I’m talking to Maggi Hambling in the downstairs studio of her south London home, because her beautifully light upstairs painting space is being given a new coat of white paint, the first for years. She always says that if she ever comes to sell this house the agents can market it as having ‘four reception rooms, two bathrooms and a ballroom. No bedrooms’. It’s a misleading description of the Hambling lifestyle: work is the order of the day, not partying, and the ballroom is of course the main studio. Hambling is not out on the tiles every night, but is more likely to retire to bed early in order to rise before dawn. She got into the habit when she was obsessively painting the sunrise in the 1980s; these days, her subject is primarily the North Sea, where it meets that bit of the Suffolk coastline Hambling has known all her life, around Aldeburgh and Thorpeness.

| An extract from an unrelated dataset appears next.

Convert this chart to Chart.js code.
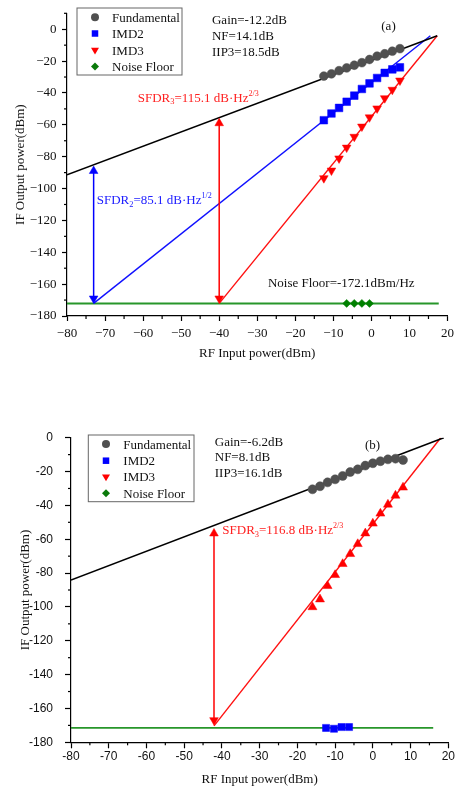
<!DOCTYPE html>
<html>
<head>
<meta charset="utf-8">
<script src="https://cdn.jsdelivr.net/npm/chart.js@4.4.1/dist/chart.umd.min.js"></script>
<style>
  html, body { margin: 0; padding: 0; background: #fff; }
  canvas { position: absolute; left: 0; }
</style>
</head>
<body>
<canvas id="chartA" width="459" height="400" style="top:0"></canvas>
<canvas id="chartB" width="459" height="389" style="top:400px"></canvas>
<script>
// ---------- panel (a) ----------
const fundXA = [-12.5, -10.5, -8.5, -6.5, -4.5, -2.5, -0.5, 1.5, 3.5, 5.5, 7.5];
const fundYA = [-29.4, -28.0, -26.0, -24.3, -22.6, -21.0, -19.0, -16.9, -15.4, -13.8, -12.2];
const imd2YA = [-57.1, -52.9, -49.4, -45.5, -41.7, -37.5, -34.0, -30.6, -27.4, -25.2, -23.9];
const imd3YA = [-93.5, -88.7, -81.1, -74.3, -67.5, -61.1, -55.3, -49.7, -43.3, -38.0, -32.2];
const noiseXA = [-6.5, -4.5, -2.5, -0.5];
const noiseYA = [-172.1, -172.1, -172.1, -172.1];

// fitted lines (start, end)
const fundLineXA = [-80, 17.3], fundLineYA = [-91.4, -4.1];
const imd2LineXA = [-73, 15.5], imd2LineYA = [-172.1, -4.1];
const imd3LineXA = [-40, 17.3], imd3LineYA = [-172.1, -4.1];
const floorLineXA = [-80, 17.7], floorLineYA = [-172.1, -172.1];

// SFDR arrows (top, bottom)
const arrow2XA = [-73, -73], arrow2YA = [-89, -169];
const arrow3XA = [-40, -40], arrow3YA = [-59, -169];

const notesA = ['SFDR_{2}=85.1 dB·Hz^{1/2}', 'SFDR_{3}=115.1 dB·Hz^{2/3}', 'Noise Floor=-172.1dBm/Hz',
  '(a)', 'Gain=-12.2dB', 'NF=14.1dB', 'IIP3=18.5dB'];
const notesXA = [-72.2, -61.4, -27.2, 2.6, -41.9, -41.9, -41.9];
const notesYA = [-109.8, -45.4, -162.0, -0.6, 3.1, -6.8, -17.1];
const notesColA = ['#2020ff', '#ff2020', '#111', '#111', '#111', '#111', '#111'];

// ---------- panel (b) ----------
const fundXB = [-16, -14, -12, -10, -8, -6, -4, -2, 0, 2, 4, 6, 8];
const fundYB = [-30.5, -28.7, -26.4, -24.6, -22.6, -20.3, -18.7, -16.5, -15.1, -13.9, -12.8, -12.4, -13.2];
const imd3YB = [-100.1, -95.5, -87.6, -81.1, -74.6, -68.7, -62.8, -56.5, -50.7, -44.8, -39.5, -34.2, -29.4];
const imd2XB = [-12.4, -10.3, -8.3, -6.3];
const imd2YB = [-171.5, -172.0, -171.0, -171.0];

const fundLineXB = [-80, 18.8], fundLineYB = [-84.1, 0];
const imd3LineXB = [-42.1, 18.0], imd3LineYB = [-170.3, 0];
const floorLineXB = [-80, 16.0], floorLineYB = [-171.5, -171.5];
const arrow3XB = [-42.1, -42.1], arrow3YB = [-56.6, -166.9];

const notesB = ['SFDR_{3}=116.8 dB·Hz^{2/3}', '(b)', 'Gain=-6.2dB', 'NF=8.1dB', 'IIP3=16.1dB'];
const notesXB = [-39.9, -2.1, -41.9, -41.9, -41.9];
const notesYB = [-57.1, -6.9, -4.7, -13.8, -23.1];
const notesColB = ['#ff2020', '#111', '#111', '#111', '#111'];

const SERIF = '"Liberation Serif", "Times New Roman", serif';
const SANS = '"Liberation Sans", Arial, sans-serif';
const GREY = '#505050', BLUE = '#0000ff', RED = '#ff0000', GREEN = '#008000';

const pts = (xs, ys) => xs.map((x, i) => ({x, y: ys[i]}));

// draw text with _{sub} and ^{sup} parts
function drawRich(ctx, str, x, y, size) {
  const parts = str.split(/(_\{[^}]*\}|\^\{[^}]*\})/).filter(s => s);
  let cx = x;
  parts.forEach(p => {
    let t = p, s = size, dy = 0;
    if (p.startsWith('_{')) { t = p.slice(2, -1); s = size * 0.65; dy = size * 0.22; }
    else if (p.startsWith('^{')) { t = p.slice(2, -1); s = size * 0.62; dy = -size * 0.45; }
    ctx.font = s + 'px ' + SERIF;
    ctx.fillText(t, cx, y + dy);
    cx += ctx.measureText(t).width;
  });
}

const notesPlugin = {
  id: 'notes',
  afterDraw(chart, args, o) {
    const ctx = chart.ctx;
    const {x, y} = chart.scales;
    ctx.save();
    ctx.textBaseline = 'alphabetic';
    ctx.textAlign = 'left';
    o.texts.forEach((t, i) => {
      ctx.fillStyle = o.colors[i];
      drawRich(ctx, t, x.getPixelForValue(o.xs[i]), y.getPixelForValue(o.ys[i]), 13);
    });
    ctx.restore();
  }
};

// Origin-like minor ticks between the labelled ones
const minorTicks = {
  id: 'minorTicks',
  afterDraw(chart, args, o) {
    const ctx = chart.ctx;
    ctx.save();
    ctx.strokeStyle = '#000';
    ctx.lineWidth = 1.2;
    ['x', 'y'].forEach(id => {
      const s = chart.scales[id];
      const step = o[id];
      for (let v = s.min; v <= s.max + 1e-9; v += step) {
        if (Math.abs(Math.round(v / step)) % 2 === 0) continue;
        const p = s.getPixelForValue(v);
        ctx.beginPath();
        if (id === 'x') { ctx.moveTo(p, s.top); ctx.lineTo(p, s.top + 3); }
        else { ctx.moveTo(s.right, p); ctx.lineTo(s.right - 3, p); }
        ctx.stroke();
      }
    });
    ctx.restore();
  }
};

// framed legend inside the plot
const boxLegend = {
  id: 'boxLegend',
  afterDraw(chart, args, o) {
    const ctx = chart.ctx;
    ctx.save();
    ctx.strokeStyle = '#666';
    ctx.lineWidth = 1;
    ctx.strokeRect(o.left, o.top, o.width, o.height);
    const items = chart.data.datasets.filter(d => d.legendStyle);
    items.forEach((d, i) => {
      const cy = o.top + o.rows[i];
      ctx.fillStyle = d.legendColor;
      ctx.strokeStyle = d.legendColor;
      Chart.helpers.drawPoint(ctx, {pointStyle: d.legendStyle, radius: d.legendRadius,
        rotation: d.legendRotation || 0, borderWidth: 0}, o.left + o.markX, cy);
      ctx.fillStyle = '#111';
      ctx.font = '13px ' + SERIF;
      ctx.textBaseline = 'alphabetic';
      ctx.fillText(d.label, o.left + o.textX, cy + 4.5);
    });
    ctx.restore();
  }
};

function lineSet(xs, ys, color, width) {
  return {data: pts(xs, ys), showLine: true, borderColor: color, borderWidth: width,
    pointRadius: 0, fill: false};
}
function arrowSet(xs, ys, color) {
  return {data: pts(xs, ys), showLine: true, borderColor: color, borderWidth: 1.5,
    pointStyle: 'triangle', pointRadius: 5, pointRotation: [0, 180],
    pointBackgroundColor: color, pointBorderColor: color, pointBorderWidth: 0.5};
}
function markSet(label, xs, ys, color, style, r, rot, legendRot, legendColor, legendR) {
  return {label, data: pts(xs, ys), pointStyle: style, pointRadius: r, pointRotation: rot,
    pointBackgroundColor: color, pointBorderColor: color, pointBorderWidth: 0.5,
    legendStyle: style, legendRotation: legendRot, legendColor: legendColor || color, legendRadius: legendR};
}

function axes(cfg) {
  const tickFont = {family: cfg.tickFamily, size: cfg.tickSize};
  const titleFont = {family: SERIF, size: 13};
  return {
    x: {
      type: 'linear', min: -80, max: 20,
      border: {display: true, color: '#000', width: 1.2},
      grid: {drawOnChartArea: false, drawTicks: true, tickLength: cfg.tickLen, tickColor: '#000', tickWidth: 1.2},
      ticks: {stepSize: 10, autoSkip: false, maxRotation: 0, color: '#111', font: tickFont,
        padding: cfg.xPad, callback: cfg.fmt},
      title: {display: true, text: 'RF Input power(dBm)', color: '#111', font: titleFont,
        padding: {top: 0, bottom: cfg.xTitlePad}},
      afterFit: s => { s.height = cfg.xHeight; }
    },
    y: {
      type: 'linear', min: -180, max: cfg.yMax,
      border: {display: true, color: '#000', width: 1.2},
      grid: {drawOnChartArea: false, drawTicks: true, tickLength: cfg.tickLen, tickColor: '#000', tickWidth: 1.2},
      ticks: {stepSize: 20, includeBounds: false, color: '#111', font: tickFont,
        padding: cfg.yPad, callback: cfg.fmt},
      title: {display: true, text: 'IF Output power(dBm)', color: '#111', font: titleFont,
        padding: {top: cfg.yTitlePad, bottom: 0}},
      afterFit: s => { s.width = cfg.yWidth; }
    }
  };
}

const commonPlugins = [minorTicks, notesPlugin, boxLegend];

new Chart(document.getElementById('chartA'), {
  type: 'scatter',
  data: {
    datasets: [
      markSet('Fundamental', fundXA, fundYA, GREY, 'circle', 4.4, 0, 0, GREY, 4),
      markSet('IMD2', fundXA, imd2YA, BLUE, 'rect', 5.4, 0, 0, BLUE, 4.6),
      markSet('IMD3', fundXA, imd3YA, RED, 'triangle', 5, 180, 180, RED, 4.6),
      markSet('Noise Floor', noiseXA, noiseYA, GREEN, 'rectRot', 4, 0, 0, '#0a7a0a', 4),
      arrowSet(arrow2XA, arrow2YA, BLUE),
      arrowSet(arrow3XA, arrow3YA, RED),
      lineSet(fundLineXA, fundLineYA, '#000', 1.5),
      lineSet(imd2LineXA, imd2LineYA, '#1010ff', 1.4),
      lineSet(imd3LineXA, imd3LineYA, '#ff1010', 1.4),
      lineSet(floorLineXA, floorLineYA, '#27962a', 2)
    ]
  },
  options: {
    responsive: false, animation: false, events: [],
    layout: {padding: {left: 0, top: 9.6, right: 11, bottom: 0}},
    scales: axes({tickFamily: SERIF, tickSize: 13, tickLen: 5, xPad: 5, yPad: 5.5,
      xHeight: 84, yWidth: 67, xTitlePad: 39, yTitlePad: 13, yMax: 10,
      fmt: v => v < 0 ? '\u2212' + (-v) : String(v)}),
    plugins: {
      legend: {display: false}, tooltip: {enabled: false},
      minorTicks: {x: 5, y: 10},
      notes: {texts: notesA, xs: notesXA, ys: notesYA, colors: notesColA},
      boxLegend: {left: 77, top: 8, width: 105, height: 67, rows: [9.3, 25.5, 42, 58.5], markX: 18, textX: 35}
    }
  },
  plugins: commonPlugins
});

new Chart(document.getElementById('chartB'), {
  type: 'scatter',
  data: {
    datasets: [
      markSet('Fundamental', fundXB, fundYB, GREY, 'circle', 4.5, 0, 0, GREY, 4),
      markSet('IMD2', imd2XB, imd2YB, BLUE, 'rect', 5, 0, 0, BLUE, 4.6),
      markSet('IMD3', fundXB, imd3YB, RED, 'triangle', 5.2, 0, 180, RED, 4.6),
      markSet('Noise Floor', [], [], GREEN, 'rectRot', 3.8, 0, 0, '#0a7a0a', 4),
      arrowSet(arrow3XB, arrow3YB, RED),
      lineSet(fundLineXB, fundLineYB, '#000', 1.5),
      lineSet(imd3LineXB, imd3LineYB, '#ff1010', 1.4),
      lineSet(floorLineXB, floorLineYB, '#27962a', 1.6)
    ]
  },
  options: {
    responsive: false, animation: false, events: [],
    layout: {padding: {left: 0, top: 37.7, right: 10.7, bottom: 0}},
    scales: axes({tickFamily: SANS, tickSize: 12, tickLen: 6, xPad: 1.5, yPad: 12,
      xHeight: 46.7, yWidth: 71, xTitlePad: 1.2, yTitlePad: 18, yMax: 0,
      fmt: v => String(v)}),
    plugins: {
      legend: {display: false}, tooltip: {enabled: false},
      minorTicks: {x: 5, y: 10},
      notes: {texts: notesB, xs: notesXB, ys: notesYB, colors: notesColB},
      boxLegend: {left: 88.3, top: 35, width: 105.7, height: 66.7, rows: [9, 25.7, 41.7, 58.3], markX: 17.7, textX: 35}
    }
  },
  plugins: commonPlugins
});
</script>
</body>
</html>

She owns a cottage near Saxmundham set in a large expanse of water meadow. Whenever she’s there, she gets up early to draw the sea, before anyone else is about. ‘When I began the sea pictures in November 2003, I would just look at what was there in front of me. Empty myself and try to take the subject in, and then go back and work from memory. But for the last couple of years I’ve taken a sketchbook with me, to get myself tuned in, like a pianist doing the scales.’
We are talking about drawing because this is the theme of a small but well-chosen touring exhibition of her work, called No Straight Lines, which has just opened at the Fitzwilliam Museum in Cambridge. (It’s there until 29 April, then moves on to the Victoria Art Gallery, Bath, 9 May–10 June, before travelling to Abbot Hall in Kendal, 6 November–21 December.